Mr. Washington has even alleged that I assaulted him and that allegation has been repeated in the national media. I have the Federal Protective Service's 1997 final report of the incident. The conclusion: "based on the facts of the case no assault occurred." I repeatedly requested that the Department take action on this false allegation, but the Department refused to do so.

Robert Vrooman has alleged that I stated that no ethnic Chinese should be allowed to work on U.S. nuclear weapons programs. Again, categorically false. In fact, I stopped efforts by senior DOE managers to compile a database on the ethnicity of American citizens with access to classified nuclear weapons information. I thought this an outrageous overreaction to a serious problem.

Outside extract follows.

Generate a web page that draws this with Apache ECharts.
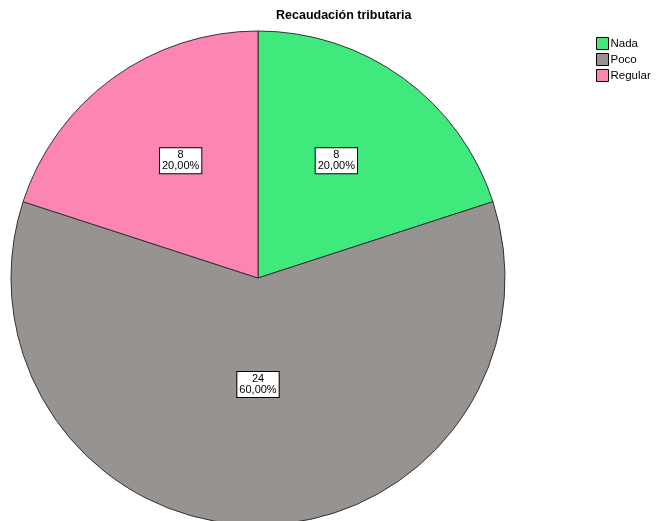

We were concerned about the our ability to stay abreast of the explosion in numbers of foreign national at the labs, particularly those from countries on the sensitive list like Russia, India, and China. We were hardly alone in our concerns; the Government Accounting Office repeatedly cited DOE for its lack of safeguards in light of the ever-increasing numbers of foreign nationals at our nuclear weapons labs. A 1997 FBI report on DOE CI made the same observation and recommended a number of fixes; sadly, DOE management resisted these recommendations. FBI Director Louis Freeh told DOE in 1997 that if DOE management failed to address its security vulnerabilities, the Congress would do it for DOE. He was right; while many now decry the heavy-handed security regime imposed by the Hill on the labs, they only have DOE management, former Secretary Federico Pena and Deputy Secretary Elizabeth Moler, to thank for the state of affairs in the labs today. These officials resisted implementation of the mandates of the 1998 Presidential Decision Directive and effectively delayed any meaningful reforms.